Web Standards Solutions
With the title Web Standard Solutions (which we will refer to as WSS from here on), you might expect this to be a book that is going to solve your problems, and without disappointment that is exactly what is does.
WSS takes a problem based approach instead of the commonly used project based approach to teaching you the value of designing to strict standards. I found this approach very refreshing, WSS kept my attention by presenting a problem, and then presenting 3-5 solutions on how to accomplish the task at hand. With each example Dan takes you through several ways to achieve the required result. Each of the methods shown are common patterns that different developers/designers would use, and the pros and cons of each are well articulated.
A lot of you may know Dan from his Simplebits. website. If you frequent Simplebits you will immediately recognize his style in the writing of WSS. Much like the mini quizzes that are used on his blog, this book is really a compilation of the hurdles that you are likely to face when trying to design to strict standards, and the solutions presented will get you over them.
WSS will also help the budding developer realize the business value of designing to standards. Once you start designing with standards, search engine rankings can jump, continued maintenance becomes a breeze, and the accessibility to screen readers (or other requirements) can be elegantly met.
One of my favorite parts of the book is the in-depth techniques used to style lists. WSS shows you how to take a regular non-formatted list and, using CSS, style it in several ways: as a vertical shopping list; without bullets and indenting; with custom bullets; and eventually as a horizontal navigation bar with changing bullets.
This book really stands out when covering the most basic foundations of layout such as paragraphs, lists, headers, titles and the like. The first half of the book really gets into the proper use of the most basic CSS techniques and proper selection of tags for headings, quotations, etc. While the second half of the book requires you to use what you have learned along the way to start building CSS based layouts.
If you are a regular at some of the advanced sites like CSS ZenGarden or A List Apart this book may be a little basic for you. Even still you will probably be able to take some techniques from it that you can use, this book is really more for the designer that is capable but not quite deadly with their CSS knowledge.

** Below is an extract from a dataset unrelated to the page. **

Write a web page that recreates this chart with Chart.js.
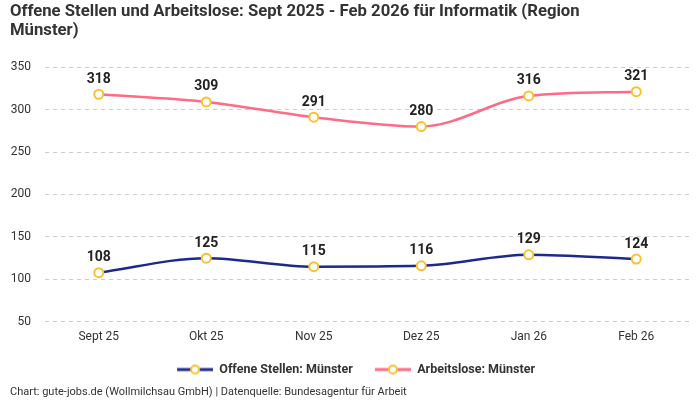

Overall I would give Web Standards Solutions the Markup and Style Handbook an 8.5 out of 10. I really think it does a fantastic job at keeping the reader interested in the subject (something that is often very hard to do in technical books) and will definitely be a great business tool for you. A quick read it is, but a valuable reference that has earned a spot next to my keyboard, my 3 bars of caffeinated soap, and the trusty case of bawls.
You can purchase Web Standards Solutions: The Markup and Style Handbook from bn.com. Slashdot welcomes readers' book reviews -- to see your own review here, read the book review guidelines, then visit the submission page.
There are really no need for web standards. All you have to do is repeat what is so often written here with regards to bad spelling, poor grammar and incorrect usage: "Hey man, the language is dynamic and evolving."
http://www.rootstrikers.org/
I wondered just the same. Guy reads book about CSS ... where's the wiener? Apart from the fact that you can just as well read the W3C specification, which is not too complicated at all, but the author of the article seems to be an utterly clueless idiot.
5. More browser-compatibility problems than the supposedly evil solution of HTML4 and its tables. At work I'm on a pre-OSX iMac, I have some hilarious screenshots on my hard drive showing how horribly a great number of CSS sites "degrade."
4. Too many files need to be downloaded before I can view the dang page. Remember how cool Netscape 0.9 was, because you could view the page instantly, as the images downloaded? I mean, at least as long as the author new about HEIGHT= and WIDTH= tags. Now, your browser often has to fetch three or four CSS files (and one or two javascript files) before it can even guess how to render the page. I'm sorry, when did managing the publisher's presentation layer become my problem?
3. It's not enough to evangelize a new religion, the W3C and other evangelists want to deprecate the older, working, time-proven system Web authors already know -- HTML. Why? KISS. And CSS ain't simple.
2. People are using CSS to make their sites even more tarted up than they were before, not less. The geeks tout CSS because they think they'll get their 1993 Web of H and P and A tags back. But that's not happening. Instead, the designers are using it to specificy esoteric fonts, leading, families, stem width, glyph height, stretching, etc. CSS was supposed to empower the rest of us to make websites render how *we* want in *our* web clients, but this hasn't materialized. Hardly anyone uses personal stylesheets.
1. People spend wayyy too much time making sure their pages validate or show up at all and wayyy too little time actually writing interesting stuff online. It's just a Web page. I'd rather read some interesting articles than stare at your "validated" button and read about Web standards for three hours.